Given entries:
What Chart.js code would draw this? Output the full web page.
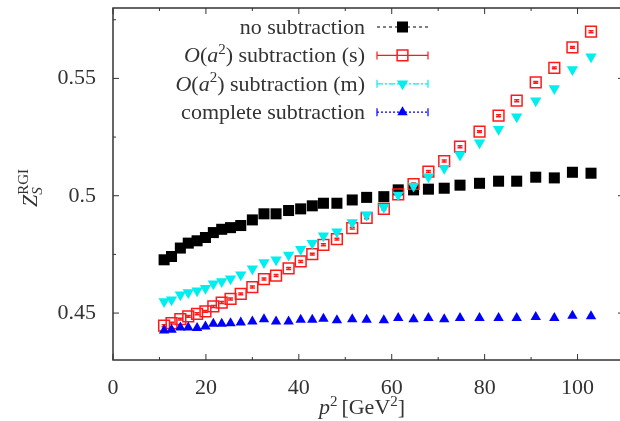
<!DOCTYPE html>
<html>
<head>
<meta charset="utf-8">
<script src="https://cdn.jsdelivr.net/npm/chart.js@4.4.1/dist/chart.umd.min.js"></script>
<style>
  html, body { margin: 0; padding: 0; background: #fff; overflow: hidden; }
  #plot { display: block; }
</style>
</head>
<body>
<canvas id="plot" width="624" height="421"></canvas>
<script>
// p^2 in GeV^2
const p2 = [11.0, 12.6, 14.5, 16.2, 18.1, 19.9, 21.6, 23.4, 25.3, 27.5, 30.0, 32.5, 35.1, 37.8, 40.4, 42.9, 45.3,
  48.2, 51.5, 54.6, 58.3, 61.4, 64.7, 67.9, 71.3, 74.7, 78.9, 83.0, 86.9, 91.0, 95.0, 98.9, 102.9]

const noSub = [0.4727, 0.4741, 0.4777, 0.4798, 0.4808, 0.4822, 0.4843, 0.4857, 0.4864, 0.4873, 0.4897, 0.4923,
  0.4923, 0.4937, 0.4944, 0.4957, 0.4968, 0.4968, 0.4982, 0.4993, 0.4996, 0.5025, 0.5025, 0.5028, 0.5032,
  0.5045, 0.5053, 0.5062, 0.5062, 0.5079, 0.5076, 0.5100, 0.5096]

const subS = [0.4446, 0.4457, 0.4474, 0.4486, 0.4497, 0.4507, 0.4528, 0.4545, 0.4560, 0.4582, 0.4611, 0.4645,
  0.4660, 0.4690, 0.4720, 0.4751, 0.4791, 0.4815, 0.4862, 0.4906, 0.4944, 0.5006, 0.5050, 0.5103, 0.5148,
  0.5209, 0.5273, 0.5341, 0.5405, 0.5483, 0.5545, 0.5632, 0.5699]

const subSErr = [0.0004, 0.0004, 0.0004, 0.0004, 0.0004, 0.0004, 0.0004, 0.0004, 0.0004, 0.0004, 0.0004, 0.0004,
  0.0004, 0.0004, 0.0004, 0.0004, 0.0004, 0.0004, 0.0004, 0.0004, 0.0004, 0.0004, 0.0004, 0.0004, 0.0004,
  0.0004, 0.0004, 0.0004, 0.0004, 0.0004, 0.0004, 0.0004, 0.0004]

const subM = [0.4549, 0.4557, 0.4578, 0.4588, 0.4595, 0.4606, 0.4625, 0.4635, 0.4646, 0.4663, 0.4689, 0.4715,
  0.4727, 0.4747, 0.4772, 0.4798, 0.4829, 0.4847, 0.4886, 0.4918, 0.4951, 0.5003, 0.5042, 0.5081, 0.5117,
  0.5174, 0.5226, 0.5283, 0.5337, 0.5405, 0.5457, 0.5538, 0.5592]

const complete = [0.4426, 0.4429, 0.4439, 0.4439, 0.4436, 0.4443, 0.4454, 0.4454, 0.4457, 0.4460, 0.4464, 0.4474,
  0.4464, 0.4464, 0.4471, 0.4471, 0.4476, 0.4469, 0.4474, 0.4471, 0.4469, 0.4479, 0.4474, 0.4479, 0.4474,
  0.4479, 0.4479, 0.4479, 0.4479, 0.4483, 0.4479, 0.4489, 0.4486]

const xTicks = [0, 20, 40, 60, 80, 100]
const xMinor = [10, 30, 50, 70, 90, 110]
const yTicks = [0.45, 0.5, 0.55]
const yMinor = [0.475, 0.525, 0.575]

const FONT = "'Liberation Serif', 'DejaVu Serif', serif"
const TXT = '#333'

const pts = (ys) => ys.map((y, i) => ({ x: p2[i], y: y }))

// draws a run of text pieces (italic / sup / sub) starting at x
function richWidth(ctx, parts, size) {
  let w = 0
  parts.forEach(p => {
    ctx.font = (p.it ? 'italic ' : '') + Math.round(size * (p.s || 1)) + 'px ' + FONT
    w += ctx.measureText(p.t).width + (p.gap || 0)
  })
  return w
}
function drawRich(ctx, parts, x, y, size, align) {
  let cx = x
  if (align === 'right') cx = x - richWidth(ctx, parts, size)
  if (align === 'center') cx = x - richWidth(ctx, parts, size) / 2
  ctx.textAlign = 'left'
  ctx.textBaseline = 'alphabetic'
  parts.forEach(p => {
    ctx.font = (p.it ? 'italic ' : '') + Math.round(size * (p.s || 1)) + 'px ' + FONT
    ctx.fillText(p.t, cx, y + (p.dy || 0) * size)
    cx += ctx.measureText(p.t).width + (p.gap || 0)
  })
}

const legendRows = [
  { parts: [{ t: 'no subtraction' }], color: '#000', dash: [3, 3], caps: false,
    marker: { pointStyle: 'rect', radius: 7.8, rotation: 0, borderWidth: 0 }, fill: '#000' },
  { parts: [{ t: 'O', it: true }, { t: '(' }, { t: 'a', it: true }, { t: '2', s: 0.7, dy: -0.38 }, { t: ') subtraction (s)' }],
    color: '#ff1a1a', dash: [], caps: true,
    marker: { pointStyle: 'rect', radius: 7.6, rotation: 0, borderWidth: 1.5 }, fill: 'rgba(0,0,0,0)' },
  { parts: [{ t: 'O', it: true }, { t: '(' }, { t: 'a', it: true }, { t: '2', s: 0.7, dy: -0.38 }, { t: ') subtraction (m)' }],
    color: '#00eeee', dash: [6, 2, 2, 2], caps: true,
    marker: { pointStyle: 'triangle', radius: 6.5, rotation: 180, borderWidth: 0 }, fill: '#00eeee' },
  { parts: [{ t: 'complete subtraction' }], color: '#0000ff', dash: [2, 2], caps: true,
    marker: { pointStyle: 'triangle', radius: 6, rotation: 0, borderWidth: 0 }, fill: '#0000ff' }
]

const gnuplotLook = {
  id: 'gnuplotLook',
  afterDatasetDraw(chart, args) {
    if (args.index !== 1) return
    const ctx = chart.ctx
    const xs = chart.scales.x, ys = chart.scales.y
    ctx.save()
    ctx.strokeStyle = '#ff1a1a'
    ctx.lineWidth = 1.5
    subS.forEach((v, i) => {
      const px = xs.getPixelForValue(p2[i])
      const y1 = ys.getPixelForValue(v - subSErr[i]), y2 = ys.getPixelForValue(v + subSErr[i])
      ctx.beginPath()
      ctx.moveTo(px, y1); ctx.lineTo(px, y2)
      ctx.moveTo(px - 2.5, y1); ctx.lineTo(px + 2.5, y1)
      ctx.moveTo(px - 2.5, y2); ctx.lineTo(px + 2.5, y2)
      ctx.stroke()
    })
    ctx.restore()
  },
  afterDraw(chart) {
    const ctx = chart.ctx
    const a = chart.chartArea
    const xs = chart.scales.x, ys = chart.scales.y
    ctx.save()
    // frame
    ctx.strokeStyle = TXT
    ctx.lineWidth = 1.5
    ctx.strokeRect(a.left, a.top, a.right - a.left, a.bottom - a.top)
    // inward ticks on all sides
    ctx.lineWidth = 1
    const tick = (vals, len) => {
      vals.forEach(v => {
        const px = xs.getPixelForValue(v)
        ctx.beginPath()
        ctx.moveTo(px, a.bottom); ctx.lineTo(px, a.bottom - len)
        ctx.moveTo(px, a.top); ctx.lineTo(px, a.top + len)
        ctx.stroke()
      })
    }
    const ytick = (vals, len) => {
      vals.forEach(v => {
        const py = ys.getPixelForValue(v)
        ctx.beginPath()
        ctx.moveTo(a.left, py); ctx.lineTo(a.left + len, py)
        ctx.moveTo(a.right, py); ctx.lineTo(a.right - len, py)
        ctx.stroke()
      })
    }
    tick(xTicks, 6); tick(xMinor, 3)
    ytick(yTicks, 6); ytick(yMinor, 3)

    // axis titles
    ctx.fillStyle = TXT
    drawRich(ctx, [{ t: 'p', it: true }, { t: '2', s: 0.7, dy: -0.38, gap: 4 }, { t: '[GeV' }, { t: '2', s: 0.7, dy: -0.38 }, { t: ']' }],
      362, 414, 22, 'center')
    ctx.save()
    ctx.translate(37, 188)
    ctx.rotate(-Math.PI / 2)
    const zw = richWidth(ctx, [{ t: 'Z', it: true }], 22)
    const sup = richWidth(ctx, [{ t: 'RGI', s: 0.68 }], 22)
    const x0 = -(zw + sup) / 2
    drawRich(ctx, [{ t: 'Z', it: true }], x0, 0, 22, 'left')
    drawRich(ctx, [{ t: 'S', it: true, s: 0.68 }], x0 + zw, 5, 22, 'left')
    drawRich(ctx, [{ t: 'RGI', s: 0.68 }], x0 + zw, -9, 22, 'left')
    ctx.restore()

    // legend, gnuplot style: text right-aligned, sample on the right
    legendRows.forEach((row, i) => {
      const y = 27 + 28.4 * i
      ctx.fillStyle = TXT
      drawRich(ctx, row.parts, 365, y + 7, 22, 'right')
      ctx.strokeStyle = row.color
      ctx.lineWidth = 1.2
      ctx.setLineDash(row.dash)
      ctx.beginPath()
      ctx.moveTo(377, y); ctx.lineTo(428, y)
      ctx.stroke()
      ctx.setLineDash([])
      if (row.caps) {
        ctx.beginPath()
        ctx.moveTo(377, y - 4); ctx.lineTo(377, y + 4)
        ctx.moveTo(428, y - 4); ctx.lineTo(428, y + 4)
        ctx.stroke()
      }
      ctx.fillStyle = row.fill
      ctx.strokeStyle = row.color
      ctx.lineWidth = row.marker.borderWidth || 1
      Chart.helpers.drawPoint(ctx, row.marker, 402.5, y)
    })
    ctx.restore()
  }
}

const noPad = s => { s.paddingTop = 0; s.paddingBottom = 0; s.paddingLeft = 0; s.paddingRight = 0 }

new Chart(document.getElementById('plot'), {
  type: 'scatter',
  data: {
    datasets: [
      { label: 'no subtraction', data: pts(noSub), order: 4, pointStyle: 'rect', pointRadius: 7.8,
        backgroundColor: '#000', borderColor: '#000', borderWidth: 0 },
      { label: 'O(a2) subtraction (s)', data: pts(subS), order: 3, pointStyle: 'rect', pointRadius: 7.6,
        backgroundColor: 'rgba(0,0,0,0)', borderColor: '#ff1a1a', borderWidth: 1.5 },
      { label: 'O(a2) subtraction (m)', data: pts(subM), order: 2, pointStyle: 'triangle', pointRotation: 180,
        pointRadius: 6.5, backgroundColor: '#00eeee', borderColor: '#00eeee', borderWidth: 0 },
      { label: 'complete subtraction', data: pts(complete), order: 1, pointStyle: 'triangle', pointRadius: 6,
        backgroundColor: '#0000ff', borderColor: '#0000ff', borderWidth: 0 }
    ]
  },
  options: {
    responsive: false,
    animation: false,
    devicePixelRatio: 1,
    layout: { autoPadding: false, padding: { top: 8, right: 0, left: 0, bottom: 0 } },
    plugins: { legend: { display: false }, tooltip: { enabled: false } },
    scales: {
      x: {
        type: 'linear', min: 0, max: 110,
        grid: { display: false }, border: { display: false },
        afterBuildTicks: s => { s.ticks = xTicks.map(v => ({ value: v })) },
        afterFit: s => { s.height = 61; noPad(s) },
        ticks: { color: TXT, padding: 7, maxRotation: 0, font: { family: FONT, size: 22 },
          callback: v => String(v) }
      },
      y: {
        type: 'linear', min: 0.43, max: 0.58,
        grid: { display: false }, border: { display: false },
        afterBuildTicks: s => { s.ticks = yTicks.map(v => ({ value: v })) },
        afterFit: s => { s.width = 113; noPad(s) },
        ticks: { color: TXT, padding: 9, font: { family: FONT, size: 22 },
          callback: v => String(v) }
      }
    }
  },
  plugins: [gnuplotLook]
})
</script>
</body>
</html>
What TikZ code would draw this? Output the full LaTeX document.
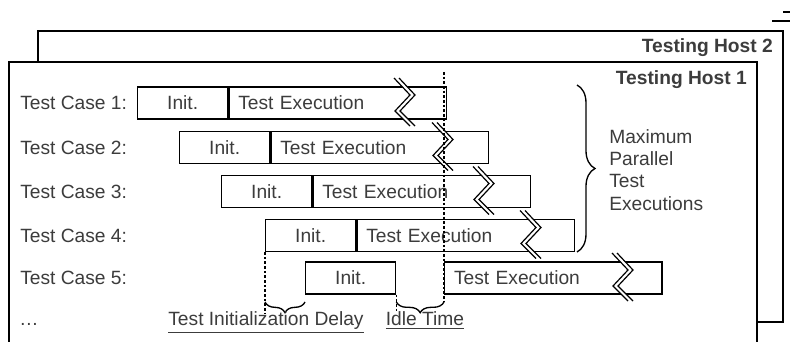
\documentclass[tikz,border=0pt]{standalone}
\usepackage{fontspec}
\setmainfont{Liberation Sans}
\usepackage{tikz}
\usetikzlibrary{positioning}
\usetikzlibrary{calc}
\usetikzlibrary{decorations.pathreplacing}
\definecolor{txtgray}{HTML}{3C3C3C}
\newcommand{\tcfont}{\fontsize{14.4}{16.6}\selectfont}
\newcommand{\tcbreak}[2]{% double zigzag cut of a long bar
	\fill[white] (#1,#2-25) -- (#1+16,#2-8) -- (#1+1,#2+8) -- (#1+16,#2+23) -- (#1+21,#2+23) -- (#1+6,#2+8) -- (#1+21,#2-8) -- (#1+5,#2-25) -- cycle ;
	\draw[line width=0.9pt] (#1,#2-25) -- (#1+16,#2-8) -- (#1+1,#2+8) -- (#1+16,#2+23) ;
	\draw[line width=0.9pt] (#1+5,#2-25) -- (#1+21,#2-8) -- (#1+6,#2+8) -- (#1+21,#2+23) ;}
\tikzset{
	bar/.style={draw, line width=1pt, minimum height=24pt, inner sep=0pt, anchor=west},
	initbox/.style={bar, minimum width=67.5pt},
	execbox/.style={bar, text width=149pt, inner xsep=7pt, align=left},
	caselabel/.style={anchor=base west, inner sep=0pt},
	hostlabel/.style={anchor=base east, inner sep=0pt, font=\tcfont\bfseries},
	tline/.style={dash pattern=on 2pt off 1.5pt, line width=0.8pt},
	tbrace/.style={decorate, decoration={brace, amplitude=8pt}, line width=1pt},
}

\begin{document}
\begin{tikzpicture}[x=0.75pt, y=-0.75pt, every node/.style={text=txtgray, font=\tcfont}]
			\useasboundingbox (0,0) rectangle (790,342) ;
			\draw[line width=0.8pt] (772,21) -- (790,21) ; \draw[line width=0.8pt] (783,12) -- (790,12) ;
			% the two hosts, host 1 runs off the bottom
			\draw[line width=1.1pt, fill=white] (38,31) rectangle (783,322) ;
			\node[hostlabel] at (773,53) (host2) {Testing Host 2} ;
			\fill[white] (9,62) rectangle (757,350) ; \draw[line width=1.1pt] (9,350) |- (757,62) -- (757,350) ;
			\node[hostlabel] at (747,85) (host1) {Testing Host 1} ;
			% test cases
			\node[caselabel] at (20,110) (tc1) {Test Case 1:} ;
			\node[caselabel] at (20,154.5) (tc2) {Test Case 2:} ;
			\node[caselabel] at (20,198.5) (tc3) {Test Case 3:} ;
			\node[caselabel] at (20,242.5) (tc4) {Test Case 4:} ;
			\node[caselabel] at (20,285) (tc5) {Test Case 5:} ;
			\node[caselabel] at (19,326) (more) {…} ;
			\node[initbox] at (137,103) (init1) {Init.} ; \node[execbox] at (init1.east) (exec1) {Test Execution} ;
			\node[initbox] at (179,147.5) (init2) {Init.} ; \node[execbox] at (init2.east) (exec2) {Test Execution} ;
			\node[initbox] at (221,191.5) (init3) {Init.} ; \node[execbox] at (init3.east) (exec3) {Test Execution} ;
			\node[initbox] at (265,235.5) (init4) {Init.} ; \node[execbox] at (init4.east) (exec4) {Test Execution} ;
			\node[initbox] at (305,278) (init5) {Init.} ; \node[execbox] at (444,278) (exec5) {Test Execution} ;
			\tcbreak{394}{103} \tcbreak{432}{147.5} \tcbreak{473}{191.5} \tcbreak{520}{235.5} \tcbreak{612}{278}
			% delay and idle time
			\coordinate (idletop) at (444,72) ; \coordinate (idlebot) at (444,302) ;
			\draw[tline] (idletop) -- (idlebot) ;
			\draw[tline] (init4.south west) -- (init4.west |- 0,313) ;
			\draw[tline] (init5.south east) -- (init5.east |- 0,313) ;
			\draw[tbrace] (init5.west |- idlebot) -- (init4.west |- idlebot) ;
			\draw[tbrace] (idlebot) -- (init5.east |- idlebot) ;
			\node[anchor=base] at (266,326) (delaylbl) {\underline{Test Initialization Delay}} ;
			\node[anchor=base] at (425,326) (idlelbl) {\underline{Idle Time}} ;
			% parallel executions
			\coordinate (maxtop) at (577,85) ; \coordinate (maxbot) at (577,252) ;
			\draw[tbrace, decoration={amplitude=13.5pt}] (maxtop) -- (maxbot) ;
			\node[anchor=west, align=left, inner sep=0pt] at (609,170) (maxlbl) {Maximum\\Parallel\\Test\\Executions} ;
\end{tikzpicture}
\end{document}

What to do: Begin with the first line of the records and repeat every line up to the one with "0.5209, 0.5273, 0.5341, 0.5405, 0.5483, 0.5545, 0.5632, 0.5699]", counting that line too. Pictures are not part of the copy.

Solution:
What Chart.js code would draw this? Output the full web page.
<!DOCTYPE html>
<html>
<head>
<meta charset="utf-8">
<script src="https://cdn.jsdelivr.net/npm/chart.js@4.4.1/dist/chart.umd.min.js"></script>
<style>
  html, body { margin: 0; padding: 0; background: #fff; overflow: hidden; }
  #plot { display: block; }
</style>
</head>
<body>
<canvas id="plot" width="624" height="421"></canvas>
<script>
// p^2 in GeV^2
const p2 = [11.0, 12.6, 14.5, 16.2, 18.1, 19.9, 21.6, 23.4, 25.3, 27.5, 30.0, 32.5, 35.1, 37.8, 40.4, 42.9, 45.3,
  48.2, 51.5, 54.6, 58.3, 61.4, 64.7, 67.9, 71.3, 74.7, 78.9, 83.0, 86.9, 91.0, 95.0, 98.9, 102.9]

const noSub = [0.4727, 0.4741, 0.4777, 0.4798, 0.4808, 0.4822, 0.4843, 0.4857, 0.4864, 0.4873, 0.4897, 0.4923,
  0.4923, 0.4937, 0.4944, 0.4957, 0.4968, 0.4968, 0.4982, 0.4993, 0.4996, 0.5025, 0.5025, 0.5028, 0.5032,
  0.5045, 0.5053, 0.5062, 0.5062, 0.5079, 0.5076, 0.5100, 0.5096]

const subS = [0.4446, 0.4457, 0.4474, 0.4486, 0.4497, 0.4507, 0.4528, 0.4545, 0.4560, 0.4582, 0.4611, 0.4645,
  0.4660, 0.4690, 0.4720, 0.4751, 0.4791, 0.4815, 0.4862, 0.4906, 0.4944, 0.5006, 0.5050, 0.5103, 0.5148,
  0.5209, 0.5273, 0.5341, 0.5405, 0.5483, 0.5545, 0.5632, 0.5699]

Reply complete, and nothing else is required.